14 de março de 2011

Em compasso de espera

Em uma antiga emissora de televisão – numa época em que os bichos falavam e assistia-se programas de TV com música ao vivo em emissoras que possuíam orquestras completas e diversos conjuntos instrumentais fixos, um diretor de finanças de uma dessas emissoras observava, com visível irritação, um ensaio da orquestra. Será que ele não gostava de música? Talvez até gostasse. Porém, o que ele estava vendo, com indignação, era o fato de um dos músicos permanecer a maior parte do tempo parado, enquanto que os outros tocavam seus instrumentos. O mui observado era o cara do flautim.

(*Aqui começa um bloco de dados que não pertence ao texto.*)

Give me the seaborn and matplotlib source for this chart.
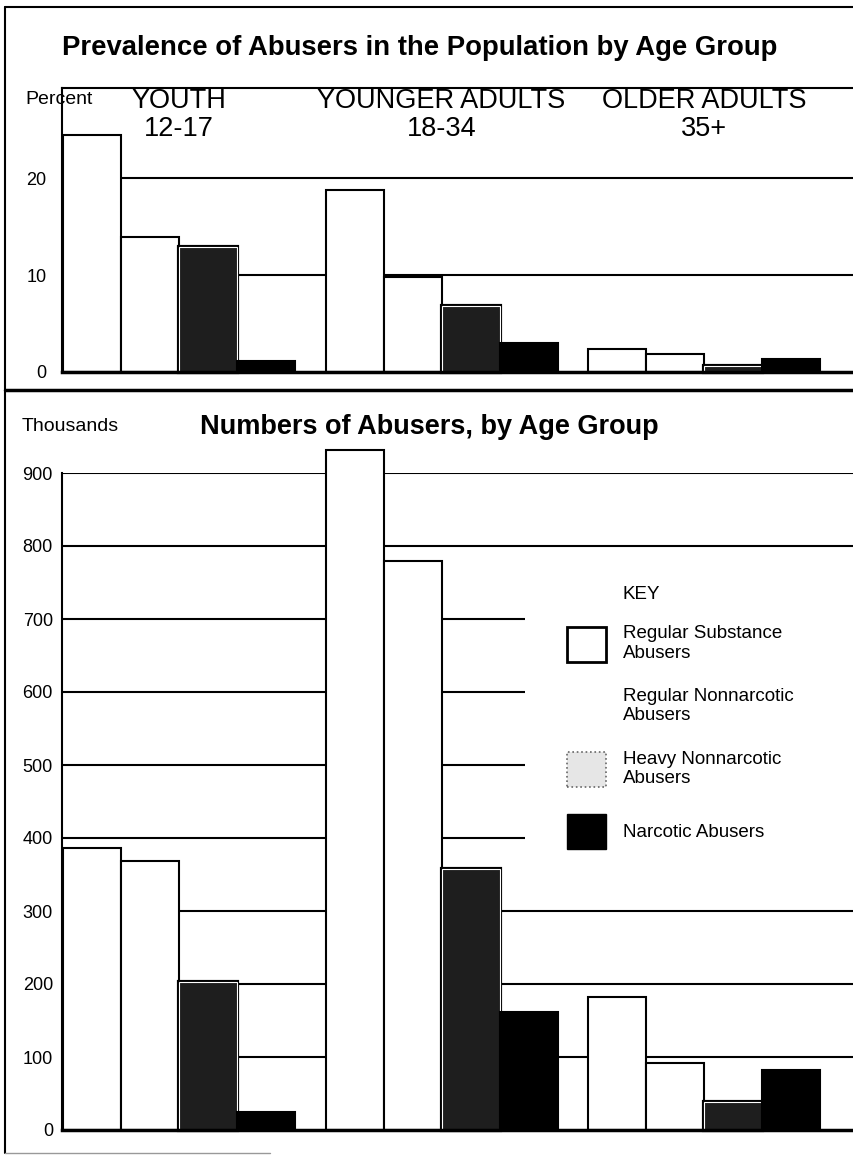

Após vários minutos de intensa reflexão com “sentimento de cólera despertado por ação indigna”, como define o Aurélio, ele expõe sua aversão a outro diretor, este responsável pelas relações públicas, que estava a seu lado por dever do ofício:

– O que é que aquele sujeito está fazendo na orquestra, se ele passa a maior parte do tempo parado? Está ganhando sem trabalhar! Quando acabar o ensaio, vou chamá-lo, adverti-lo e, se for o caso, demiti-lo. Precisamos economizar os gastos.

Seu colega de diretoria, das relações ditas públicas da televisão perdulária, tenta explicar a terrível cena que atormenta o das finanças:

– Mas ele está trabalhando; a sua parte tem pausas. Você queria que o flautinista tocasse o tempo todo?

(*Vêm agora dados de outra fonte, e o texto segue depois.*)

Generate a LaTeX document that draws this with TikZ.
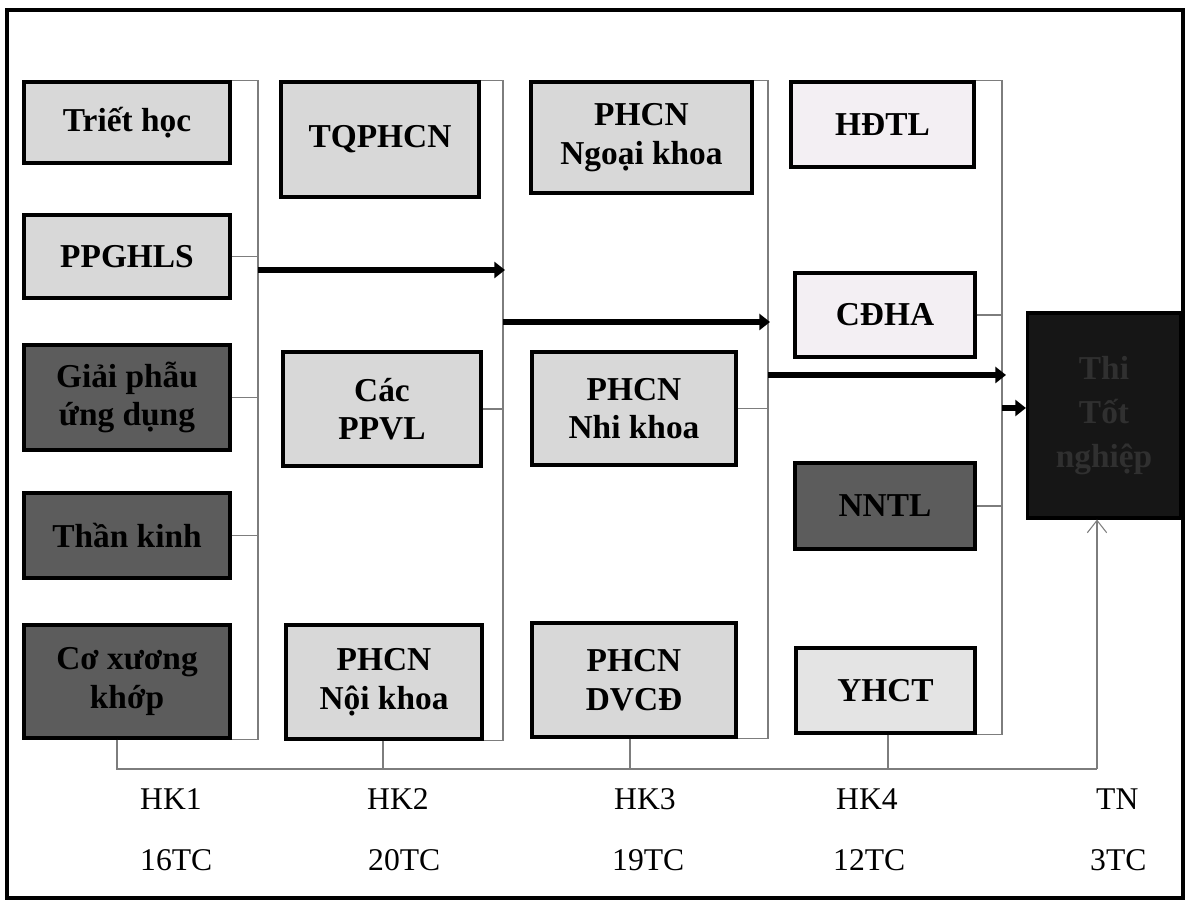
\documentclass[tikz,border=0pt]{standalone}
\usepackage{fontspec}
\setmainfont{Liberation Serif}
\usepackage{tikz}
\usetikzlibrary{positioning,arrows.meta,calc}

\definecolor{lightfill}{RGB}{216,216,216}
\definecolor{softfill}{RGB}{228,228,228}
\definecolor{palefill}{RGB}{243,239,243}
\definecolor{darkfill}{RGB}{92,92,92}
\definecolor{tnfill}{RGB}{22,22,22}
\definecolor{tntext}{RGB}{48,48,48}
\definecolor{linegray}{RGB}{125,125,125}

\begin{document}
\begin{tikzpicture}[x=0.02cm,y=-0.02cm,>=Stealth,
		course/.style={draw=black,line width=1.8pt,align=center,inner sep=2pt,
			font=\fontsize{19}{22}\selectfont\bfseries},
		lightcourse/.style={course,fill=lightfill},
		palecourse/.style={course,fill=palefill},
		darkcourse/.style={course,fill=darkfill},
		tiebar/.style={draw=linegray,line width=0.6pt},
		flow/.style={line width=3.4pt,-{Triangle[length=6pt,width=9pt]}},
		term/.style={anchor=west,font=\fontsize{18}{20}\selectfont}]
		
		\useasboundingbox (0,0) rectangle (1185,901);
		
		% Frame
		\draw[line width=1.8pt] (7,10) rectangle (1183,898);
		
		% HK1
		\node[lightcourse,minimum width=4.12cm,minimum height=1.62cm] (triet) at (127,122.5) {Triết học};
		\node[lightcourse,minimum width=4.12cm,minimum height=1.66cm] (ppghls) at (127,256.5) {PPGHLS};
		\node[darkcourse,minimum width=4.12cm,minimum height=2.1cm] (giaiphau) at (127,397.5) {Giải phẫu\\ứng dụng};
		\node[darkcourse,minimum width=4.12cm,minimum height=1.7cm] (thankinh) at (127,535.5) {Thần kinh};
		\node[darkcourse,minimum width=4.12cm,minimum height=2.26cm] (coxuong) at (127,681.5) {Cơ xương\\khớp};
		
		% HK2
		\node[lightcourse,minimum width=3.96cm,minimum height=2.3cm] (tqphcn) at (380,139.5) {TQPHCN};
		\node[lightcourse,minimum width=3.96cm,minimum height=2.28cm] (cacppvl) at (382,409) {Các\\PPVL};
		\node[lightcourse,minimum width=3.92cm,minimum height=2.28cm] (noikhoa) at (384,682) {PHCN\\Nội khoa};
		
		% HK3
		\node[lightcourse,minimum width=4.42cm,minimum height=2.22cm] (ngoaikhoa) at (641.5,137.5) {PHCN\\Ngoại khoa};
		\node[lightcourse,minimum width=4.08cm,minimum height=2.26cm] (nhikhoa) at (634,408.5) {PHCN\\Nhi khoa};
		\node[lightcourse,minimum width=4.08cm,minimum height=2.28cm] (dvcd) at (634,680) {PHCN\\DVCĐ};
		
		% HK4
		\node[palecourse,minimum width=3.66cm,minimum height=1.7cm] (hdtl) at (882.5,124.5) {HĐTL};
		\node[palecourse,minimum width=3.6cm,minimum height=1.68cm] (cdha) at (885,315) {CĐHA};
		\node[darkcourse,minimum width=3.6cm,minimum height=1.72cm] (nntl) at (885,506) {NNTL};
		\node[lightcourse,fill=softfill,minimum width=3.58cm,minimum height=1.7cm] (yhct) at (885.5,690.5) {YHCT};
		
		% TN
		\node[course,fill=tnfill,text=tntext,font=\fontsize{19}{25}\selectfont\bfseries,
			minimum width=3.06cm,minimum height=4.1cm] (thitn) at (1104,415.5) {Thi\\Tốt\\nghiệp};
		
		% Brackets
		\coordinate (b1) at (258,84);
		\coordinate (b2) at (503,84);
		\coordinate (b3) at (768,84);
		\coordinate (b4) at (1002,84);
		
		\draw[tiebar] (triet.north east) -| (coxuong.south east -| b1) -- (coxuong.south east);
		\draw[tiebar] (ppghls.east) -- (ppghls.east -| b1);
		\draw[tiebar] (giaiphau.east) -- (giaiphau.east -| b1);
		\draw[tiebar] (thankinh.east) -- (thankinh.east -| b1);
		
		\draw[tiebar] (tqphcn.north east) -| (noikhoa.south east -| b2) -- (noikhoa.south east);
		\draw[tiebar] (cacppvl.east) -- (cacppvl.east -| b2);
		
		\draw[tiebar] (ngoaikhoa.north east) -| (dvcd.south east -| b3) -- (dvcd.south east);
		\draw[tiebar] (nhikhoa.east) -- (nhikhoa.east -| b3);
		
		\draw[tiebar] (hdtl.north east) -| (yhct.south east -| b4) -- (yhct.south east);
		\draw[tiebar] (cdha.east) -- (cdha.east -| b4);
		\draw[tiebar] (nntl.east) -- (nntl.east -| b4);
		
		% Flow arrows
		\coordinate (s1) at (258,270);
		\coordinate (e1) at (505,270);
		\coordinate (s2) at (503,322);
		\coordinate (e2) at (770,322);
		\coordinate (s3) at (768,375);
		\coordinate (e3) at (1006,375);
		\coordinate (s4) at (1002,408);
		
		\draw[flow] (s1) -- (e1);
		\draw[flow] (s2) -- (e2);
		\draw[flow] (s3) -- (e3);
		\draw[flow] (s4) -- (s4 -| thitn.west);
		
		% Semester line
		\coordinate (hk1) at (117,769);
		\coordinate (hk2) at (383,769);
		\coordinate (hk3) at (630,769);
		\coordinate (hk4) at (888,769);
		\coordinate (tn) at (1097,769);
		
		\draw[tiebar,line width=1pt] (coxuong.south -| hk1) -- (hk1) -- (tn);
		\draw[tiebar] (noikhoa.south -| hk2) -- (hk2);
		\draw[tiebar] (dvcd.south -| hk3) -- (hk3);
		\draw[tiebar] (yhct.south -| hk4) -- (hk4);
		\draw[tiebar,-{Straight Barb[length=7pt,width=11pt]}] (tn) -- (tn |- thitn.south);
		
		% Labels
		\node[term] (lhk1) at (134,799) {HK1};
		\node[term] (lhk2) at (361,799) {HK2};
		\node[term] (lhk3) at (608,799) {HK3};
		\node[term] (lhk4) at (830,799) {HK4};
		\node[term] (ltn) at (1090,799) {TN};
		
		\node[term] (ltc1) at (134,860) {16TC};
		\node[term] (ltc2) at (362,860) {20TC};
		\node[term] (ltc3) at (606,860) {19TC};
		\node[term] (ltc4) at (827,860) {12TC};
		\node[term] (ltc5) at (1084,860) {3TC};
		
	\end{tikzpicture}
\end{document}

A quem interessar possa, explico que parte é uma espécie de guia impresso ou manuscrito, em forma de um caderno ou folhas soltas, contendo uma parte da partitura de uma obra musical, que fica na frente dos músicos enquanto tocam. Então, quando for o caso, há a parte do flautim, a parte da flauta, do violino etc. Enfim, são umas folhas de papel cheias de bolinhas e risquinhos que tanto intrigam os leigos, com exceção, claro, de alguns diretores de finanças...

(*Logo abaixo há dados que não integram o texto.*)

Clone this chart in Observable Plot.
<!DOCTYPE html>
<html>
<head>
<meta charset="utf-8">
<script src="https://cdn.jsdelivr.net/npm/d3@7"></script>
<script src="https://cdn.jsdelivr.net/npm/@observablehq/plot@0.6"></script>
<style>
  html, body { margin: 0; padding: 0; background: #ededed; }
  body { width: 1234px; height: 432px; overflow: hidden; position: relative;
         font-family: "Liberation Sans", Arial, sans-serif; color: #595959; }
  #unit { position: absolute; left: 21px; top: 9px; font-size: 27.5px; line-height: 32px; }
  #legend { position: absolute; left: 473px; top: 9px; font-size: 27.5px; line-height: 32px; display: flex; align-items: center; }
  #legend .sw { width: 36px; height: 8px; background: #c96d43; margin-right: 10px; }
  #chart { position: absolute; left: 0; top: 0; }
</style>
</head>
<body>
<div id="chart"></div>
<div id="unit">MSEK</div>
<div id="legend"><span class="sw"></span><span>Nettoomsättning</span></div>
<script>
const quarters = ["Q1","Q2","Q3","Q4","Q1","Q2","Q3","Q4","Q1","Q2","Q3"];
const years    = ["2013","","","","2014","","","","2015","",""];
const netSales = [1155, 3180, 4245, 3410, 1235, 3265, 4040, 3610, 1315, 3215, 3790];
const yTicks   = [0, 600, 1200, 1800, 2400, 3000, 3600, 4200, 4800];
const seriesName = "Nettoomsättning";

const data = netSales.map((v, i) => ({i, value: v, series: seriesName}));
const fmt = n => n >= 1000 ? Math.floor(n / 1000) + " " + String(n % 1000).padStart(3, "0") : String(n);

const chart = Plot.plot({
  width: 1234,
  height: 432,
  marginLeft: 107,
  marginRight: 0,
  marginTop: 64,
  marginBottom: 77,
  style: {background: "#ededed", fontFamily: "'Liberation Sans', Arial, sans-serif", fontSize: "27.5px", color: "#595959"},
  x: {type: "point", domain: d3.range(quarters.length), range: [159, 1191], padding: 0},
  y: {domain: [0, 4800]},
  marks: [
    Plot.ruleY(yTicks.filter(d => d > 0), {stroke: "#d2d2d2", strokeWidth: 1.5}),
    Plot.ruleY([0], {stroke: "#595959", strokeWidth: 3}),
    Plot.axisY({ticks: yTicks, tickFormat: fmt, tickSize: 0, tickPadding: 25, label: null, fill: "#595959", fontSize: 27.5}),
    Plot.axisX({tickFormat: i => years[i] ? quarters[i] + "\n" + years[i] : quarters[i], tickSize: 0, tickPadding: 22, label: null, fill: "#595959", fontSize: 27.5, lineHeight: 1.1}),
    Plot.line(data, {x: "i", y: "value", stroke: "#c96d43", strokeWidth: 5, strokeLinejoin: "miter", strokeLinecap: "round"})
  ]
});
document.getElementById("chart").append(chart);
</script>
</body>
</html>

E, antes que alguém pergunte, partitura é uma espécie de guia impresso ou manuscrito, em forma de um caderno ou folhas soltas, contendo a obra musical inteira, que fica na frente do regente, também chamado de maestro. Este músico fica de pé, parecendo espantar moscas e mosquitos, mas está regendo a orquestra, composta de músicos sentados ou em pé, que tocam ou dormem, roncando no ritmo, aguardando sua deixa.

Explicação meio complicada; mas não há outra...

Pois é. Voltando, então. Para aqueles que, num lugar apropriado para este exemplo (um lugar que tenha um palco com músicos em cima em plena atividade), observam, como fez o econômico diretor (leia-se “mão de vaca” diretor), um músico ocioso (o cara do flautim, por exemplo, objeto de tanta ira), enquanto que seus colegas de profissão se matam de trabalhar, explico: não significa que o rapaz seja um tremendo de um preguiçoso, não. Ele aguarda o momento de sua entrada; o momento de começar ou voltar a tocar.

E nesses momentos, embora esteja esperando a sua deixa, um sinal para voltar a tocar, qualquer músico fica meio que à toa; principalmente, se a espera for longa.

Vejam só isto. Conheci um senhor, muito distinto, que, enquanto esperava, dormia profundamente o sono dos infantes. E até roncava; um ronco no ritmo! Mas, nunca perdia sua deixa. Diferentemente deste personagem, o resto dos mortais em música fica pensando, refletindo, preocupando-se.

Quando acontece este momento de filosofia antedeixa, saibam todos que este que vos fala, digo, escreve, é um músico em compasso de espera. Passem por aqui, a gente bate um papo.
Flautim montado e no estojo
[Em tempo: O flautim é um instrumento de sopro, da família das flautas. É o mais agudo dos instrumentos de uma orquestra ou banda. É de difícil execução, exige bastante do músico.]